This editorial feature appears in the August 29, 2019 issue of Fleet News and is sponsored by Hitachi
UK business has opened its fleet list to a widening range of car manufacturers, according to the findings of exclusive Fleet News research, with the biggest companies most likely to offer the greatest number of choices.
The benchmarking survey, sponsored by Hitachi Capital Vehicle Solutions, interviewed 100 fleet decision-makers on an extensive range of policies.
In this first article, we look at vehicle choice and restrictions applied, perk car versus job-need and the criteria for essential users, and driver eligibility. The research enables companies to compare and contrast policies with those of their peers, by fleet size and industry sector.
Almost half of respondents (46%) say they offer 10-plus brands on their car choice list. The proportion rises as fleet size increases, peaking at 90% for those running more than 500 vehicles.
In contrast, just 7% of fleets with up to 25 vehicles allow such a broad range of options. Instead, these small operators tend to favour tight restrictions, with 19% allowing just one brand.

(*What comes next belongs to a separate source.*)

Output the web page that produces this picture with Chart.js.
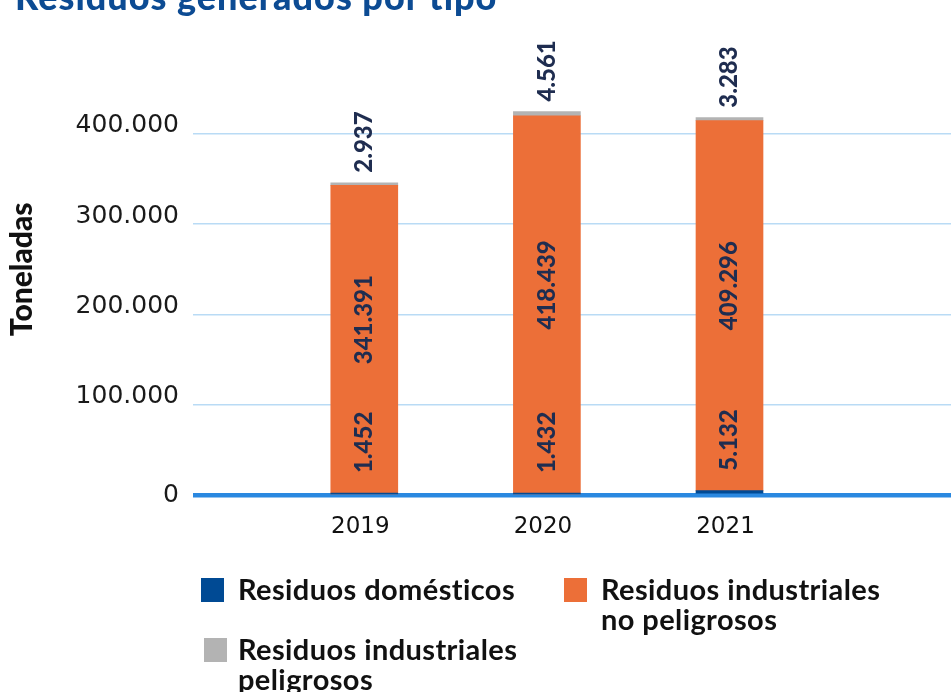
<!DOCTYPE html>
<html lang="es">
<head>
<meta charset="utf-8">
<title>Residuos generados por tipo</title>
<script src="https://cdn.jsdelivr.net/npm/chart.js@4.4.1/dist/chart.umd.min.js"></script>
<style>
  html, body { margin: 0; padding: 0; background: #ffffff; }
  #wrap { position: relative; width: 951px; height: 692px; overflow: hidden; }
  #chart { position: absolute; left: 0; top: 0; }
  #title {
    position: absolute; left: 15px; top: -22px; margin: 0;
    font: 900 36px/1 Lato, sans-serif; letter-spacing: 1px; color: #0c4b93; white-space: nowrap;
  }
  .lg-box { position: absolute; width: 23px; height: 24px; }
  .lg-text {
    position: absolute; font: 700 29px/30px Lato, sans-serif; letter-spacing: 0.4px;
    color: #111111; max-width: 300px;
  }
</style>
</head>
<body>
<div id="wrap">
  <canvas id="chart" width="951" height="692"></canvas>
  <h1 id="title">Residuos generados por tipo</h1>
  <div id="legend"></div>
</div>
<script>
// Years on the horizontal axis
const categories = ['2019', '2020', '2021'];
// Tonnes per waste type and year
const domesticos = [1452, 1432, 5132];
const industrialesNoPeligrosos = [341391, 418439, 409296];
const industrialesPeligrosos = [2937, 4561, 3283];
// Values shown on the vertical axis
const yTicks = [0, 100000, 200000, 300000, 400000];

const seriesNames = [
  'Residuos domésticos',
  'Residuos industriales no peligrosos',
  'Residuos industriales peligrosos'
];
const seriesColors = ['#004a94', '#ec6f38', '#b3b3b3'];

// Spanish thousands separator: 341391 -> "341.391"
function fmt(v) {
  return String(Math.round(v)).replace(/\B(?=(\d{3})+(?!\d))/g, '.');
}

function toPoints(values) {
  return values.map((v, i) => ({ x: Number(categories[i]), y: v }));
}

// Rotated value labels: on top of the small segments, inside the large one
const valueLabels = {
  id: 'valueLabels',
  afterDatasetsDraw(chart) {
    const ctx = chart.ctx;
    ctx.save();
    ctx.fillStyle = '#1f2d50';
    ctx.font = '900 24px Lato, sans-serif';
    ctx.textBaseline = 'middle';
    chart.data.datasets.forEach((ds, di) => {
      const meta = chart.getDatasetMeta(di);
      meta.data.forEach((bar, i) => {
        const text = fmt(ds.data[i].y);
        const top = Math.min(bar.y, bar.base);
        const bottom = Math.max(bar.y, bar.base);
        ctx.save();
        if (di === 1) {
          ctx.translate(bar.x, (top + bottom) / 2 - 20);
          ctx.rotate(-Math.PI / 2);
          ctx.textAlign = 'center';
        } else {
          ctx.translate(bar.x, top - (di === 0 ? 20 : 10));
          ctx.rotate(-Math.PI / 2);
          ctx.textAlign = 'left';
        }
        ctx.fillText(text, 0, 0);
        ctx.restore();
      });
    });
    ctx.restore();
  }
};

const chart = new Chart(document.getElementById('chart'), {
  type: 'bar',
  data: {
    datasets: [
      { label: seriesNames[0], data: toPoints(domesticos), backgroundColor: seriesColors[0] },
      { label: seriesNames[1], data: toPoints(industrialesNoPeligrosos), backgroundColor: seriesColors[1] },
      { label: seriesNames[2], data: toPoints(industrialesPeligrosos), backgroundColor: seriesColors[2] }
    ]
  },
  options: {
    responsive: false,
    animation: false,
    devicePixelRatio: 1,
    datasets: { bar: { barThickness: 67, borderWidth: 0 } },
    layout: { padding: { top: 43.3, right: 0, bottom: 136.7, left: 0 } },
    plugins: {
      legend: { display: false },
      tooltip: { enabled: false }
    },
    scales: {
      x: {
        type: 'linear',
        stacked: true,
        offset: false,
        min: 2018.062,
        max: 2022.213,
        grid: { display: false, drawTicks: false },
        border: { display: false },
        afterBuildTicks(scale) {
          scale.ticks = categories.map(c => ({ value: Number(c) }));
        },
        afterFit(scale) { scale.height = 60; },
        ticks: {
          padding: 18,
          labelOffset: -4,
          color: '#111111',
          font: { family: 'DejaVu Sans', size: 23 },
          callback: (v, i) => categories[i]
        }
      },
      y: {
        stacked: true,
        min: 0,
        max: 500000,
        afterBuildTicks(scale) {
          scale.ticks = yTicks.map(v => ({ value: v }));
        },
        afterFit(scale) { scale.width = 193; },
        border: { display: false },
        grid: {
          drawTicks: false,
          color: c => (c.tick && c.tick.value === 0 ? '#2a88e0' : '#b9dbf5'),
          lineWidth: c => (c.tick && c.tick.value === 0 ? 4.5 : 1.5)
        },
        ticks: {
          padding: 14,
          color: '#1a1a1a',
          font: { family: 'DejaVu Sans', size: 25, lineHeight: '16px' },
          callback: v => (v === 0 ? '0' : [fmt(v), ''])
        },
        title: {
          display: true,
          text: 'Toneladas',
          color: '#111111',
          font: { family: 'Lato', weight: '900', size: 30 },
          padding: { top: 4, bottom: 0 }
        }
      }
    }
  },
  plugins: [valueLabels]
});

// HTML legend built from the chart's own legend items
const legendSpots = [
  { box: [201, 578], text: [238, 574] },
  { box: [564, 578], text: [601, 574] },
  { box: [204, 638], text: [238, 634] }
];
const legendEl = document.getElementById('legend');
Chart.defaults.plugins.legend.labels.generateLabels(chart).forEach(item => {
  const spot = legendSpots[item.datasetIndex];
  const box = document.createElement('div');
  box.className = 'lg-box';
  box.style.left = spot.box[0] + 'px';
  box.style.top = spot.box[1] + 'px';
  box.style.background = item.fillStyle;
  const txt = document.createElement('div');
  txt.className = 'lg-text';
  txt.style.left = spot.text[0] + 'px';
  txt.style.top = spot.text[1] + 'px';
  txt.textContent = item.text;
  legendEl.appendChild(box);
  legendEl.appendChild(txt);
});
</script>
</body>
</html>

With small fleets unable to flex the purchasing muscle of large businesses, opting for one brand gives them the best chance of securing a better discount. Among the sub-25 vehicle fleets, 71% offer no more than five brands to their drivers.
These operators are also the most likely to operate essential user vehicles, with 96% reporting job-need cars against an overall average of 83%.

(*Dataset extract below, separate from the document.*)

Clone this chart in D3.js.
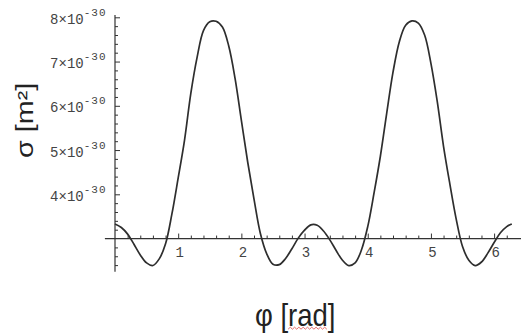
<!DOCTYPE html>
<html>
<head>
<meta charset="utf-8">
<script src="https://cdn.jsdelivr.net/npm/d3@7"></script>
<style>
  html, body { margin: 0; padding: 0; background: #fff; }
  svg { display: block; }
</style>
</head>
<body>
<svg id="chart" width="521" height="336"></svg>
<script>
// Angle φ in radians
const phi = [
  0.0, 0.1, 0.2, 0.3, 0.4, 0.5, 0.6, 0.7, 0.8, 0.9,
  1.0, 1.1, 1.2, 1.3, 1.4, 1.5, 1.6, 1.7, 1.8, 1.9,
  2.0, 2.1, 2.2, 2.3, 2.4, 2.5, 2.6, 2.7, 2.8, 2.9,
  3.0, 3.1, 3.2, 3.3, 3.4, 3.5, 3.6, 3.7, 3.8, 3.9,
  4.0, 4.1, 4.2, 4.3, 4.4, 4.5, 4.6, 4.7, 4.8, 4.9,
  5.0, 5.1, 5.2, 5.3, 5.4, 5.5, 5.6, 5.7, 5.8, 5.9,
  6.0, 6.1, 6.2, 6.28
];

// Cross section σ, in units of 10^-30 m²
const sigma = [
  3.33, 3.25, 3.10, 2.87, 2.63, 2.45, 2.39, 2.54, 2.88, 3.55,
  4.37, 5.22, 6.28, 7.10, 7.70, 7.90, 7.91, 7.78, 7.35, 6.62,
  5.67, 4.73, 3.89, 3.12, 2.66, 2.42, 2.41, 2.55, 2.77, 3.01,
  3.19, 3.31, 3.30, 3.17, 2.97, 2.73, 2.51, 2.39, 2.45, 2.74,
  3.27, 4.03, 4.86, 5.83, 6.76, 7.45, 7.82, 7.92, 7.87, 7.60,
  6.96, 6.10, 5.08, 4.23, 3.44, 2.82, 2.51, 2.39, 2.47, 2.67,
  2.91, 3.13, 3.27, 3.33
];

// Axis ticks
const xMajorTicks = [1, 2, 3, 4, 5, 6];
const xMinorTicks = d3.range(1, 32).map(i => +(i * 0.2).toFixed(1)).filter(v => !xMajorTicks.includes(v));
const yMajorTicks = [4, 5, 6, 7, 8];
const yTickMantissas = ["4", "5", "6", "7", "8"];
const yTickExponent = "-30";
const yMinorTicks = d3.range(12, 41).map(i => +(i * 0.2).toFixed(1)).filter(v => !yMajorTicks.includes(v) && v !== 3);
const axisOriginY = 3;   // x axis crosses at 3×10^-30

const xTitle = "φ [rad]";
const yTitle = "σ [m²]";

const svg = d3.select("#chart");
const ink = "#333";
const textInk = "#444";
const monoFont = "'Liberation Mono', 'DejaVu Sans Mono', monospace";

const x = d3.scaleLinear().domain([0, 2 * Math.PI]).range([115, 512]);
const y = d3.scaleLinear().domain([4, 8]).range([194.3, 17.3]);

const axisY = y(axisOriginY);
const axisX = x(0);

// Axis lines
svg.append("line")
  .attr("x1", x(-0.16)).attr("x2", 521)
  .attr("y1", axisY).attr("y2", axisY)
  .attr("stroke", ink).attr("stroke-width", 1.2);
svg.append("line")
  .attr("x1", axisX).attr("x2", axisX)
  .attr("y1", y(8.05)).attr("y2", y(2.25))
  .attr("stroke", ink).attr("stroke-width", 1.2);

// X axis ticks (pointing up) and labels
const xAxisMajor = d3.axisBottom(x).tickValues(xMajorTicks)
  .tickSizeInner(-5).tickSizeOuter(0).tickPadding(9)
  .tickFormat(d3.format("d"));
const xAxisMinor = d3.axisBottom(x).tickValues(xMinorTicks)
  .tickSizeInner(-3).tickSizeOuter(0).tickFormat("");

const gxMinor = svg.append("g").attr("transform", `translate(0,${axisY})`).call(xAxisMinor);
const gxMajor = svg.append("g").attr("transform", `translate(0,${axisY})`).call(xAxisMajor);

// Y axis ticks (pointing right) and labels
const yAxisMajor = d3.axisLeft(y).tickValues(yMajorTicks)
  .tickSizeInner(-5).tickSizeOuter(0).tickPadding(9)
  .tickFormat("");
const yAxisMinor = d3.axisLeft(y).tickValues(yMinorTicks)
  .tickSizeInner(-3).tickSizeOuter(0).tickFormat("");

const gyMinor = svg.append("g").attr("transform", `translate(${axisX},0)`).call(yAxisMinor);
const gyMajor = svg.append("g").attr("transform", `translate(${axisX},0)`).call(yAxisMajor);

[gxMinor, gxMajor, gyMinor, gyMajor].forEach(g => {
  g.select(".domain").remove();
  g.selectAll(".tick line").attr("stroke", ink).attr("stroke-width", 1);
});

gxMajor.selectAll(".tick text")
  .attr("font-family", monoFont)
  .attr("font-size", 14)
  .attr("x", 1)
  .attr("fill", textInk);

// Scientific labels: mantissa ×10 with a raised exponent
gyMajor.selectAll(".tick").each(function(d, i) {
  const t = d3.select(this).select("text")
    .attr("font-family", monoFont)
    .attr("fill", textInk)
    .attr("text-anchor", "end")
    .attr("x", -8.5)
    .attr("dy", null)
    .attr("y", 6);
  t.text(null);
  t.append("tspan").attr("font-size", 14).text(yTickMantissas[i] + "×10");
  t.append("tspan").attr("font-size", 11).attr("dy", -8)
    .attr("letter-spacing", 1).text(yTickExponent);
});

// Curve
const line = d3.line()
  .x((d, i) => x(phi[i]))
  .y(d => y(d))
  .curve(d3.curveCatmullRom.alpha(0.5));

svg.append("path")
  .datum(sigma)
  .attr("d", line)
  .attr("fill", "none")
  .attr("stroke", "#2e2e2e")
  .attr("stroke-width", 1.7)
  .attr("stroke-linejoin", "round");

// Axis titles
const yTitleG = svg.append("g").attr("transform", "translate(33,158) rotate(-90) scale(1.25,1)");
yTitleG.append("text")
  .attr("font-family", "'Liberation Sans', Arial, sans-serif")
  .attr("font-size", 23)
  .attr("fill", "#222")
  .text(yTitle);

const xTitleG = svg.append("g").attr("transform", "translate(255,326) scale(0.86,1)");
const xTitleText = xTitleG.append("text")
  .attr("font-family", "'Liberation Sans', Arial, sans-serif")
  .attr("font-size", 32)
  .attr("fill", "#222")
  .text(xTitle);

// Spell-check squiggle under "rad"
const node = xTitleText.node();
const start = node.getSubStringLength(0, 3);
const len = node.getSubStringLength(3, 3);
const pts = d3.range(0, Math.floor(len / 2.5) + 1).map(k => [start + k * 2.5, k % 2 ? 1.2 : 3.2]);
xTitleG.append("path")
  .attr("d", d3.line()(pts))
  .attr("fill", "none")
  .attr("stroke", "#e05050")
  .attr("stroke-width", 0.9);
</script>
</body>
</html>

There is little difference among key industry segments when it comes to vehicle choice, with more than 40% of construction/utilities, transport/retail/distribution, business services, public sector and other services offering 10-plus brands on fleet.
However, almost half of public sector fleets (49%) are more prescriptive, offering up to a maximum of six brands, by far the largest proportion to limit choice to a handful of preferred suppliers.
A decade ago, as the UK emerged from recession, the priority swung away from HR-influenced policies towards finance-led decisions, with many businesses reducing choice lists as they looked to eke the greatest amount of volume-based discount from their manufacturer partners.
Read the sponsors comment by Jon Lawes, managing director, Hitachi Capital Vehicle Solution
Drivers accepted these moves as employment opportunities were limited. Were the days of the car (perk or job-need) as a valued benefit over?
The Fleet News survey suggests emphatically not, as companies look to exploit the car as a way to recruit and retain the best staff by adding more brands to their lists. Some businesses are also reacting against a rise in interest for taking cash, particularly among higher rate taxpayers, by making their choices more attractive to employees.
Greater choice also means greater opportunity to offer more low emission options, including plug-in hybrid and full electric, to drivers looking to minimise their tax bills. More on this next time.
The need to appeal to staff appears undiminished by whether they are perk car drivers or essential users, with the latter accounting for 83% of drivers, although it is likely that perk car drivers will have access to the widest choice.
Larger fleets tend to have the most perk drivers. Those with 251-500 cars report that 30% are perk, while 501-plus fleets declare 22%.
Companies across all industry sectors say at least 80% of their drivers are essential users, with public sector reporting the lowest proportion at 80% and other services the highest, at 94%.
This is much higher than in the Fleet News Fleet200. Among the UK’s biggest fleets, 71% of drivers are essential user; 29% are perk. Those proportions will be hoisted by the presence within the Fleet200 of more companies in financial services, retail and communications where perk proportions are higher.
Job role is the overwhelming criterion used to define an essential user. Almost nine out of 10 (89%) respondents base their decision on this yardstick. However, 18% say annual mileage is also a factor and 12% take salary into consideration.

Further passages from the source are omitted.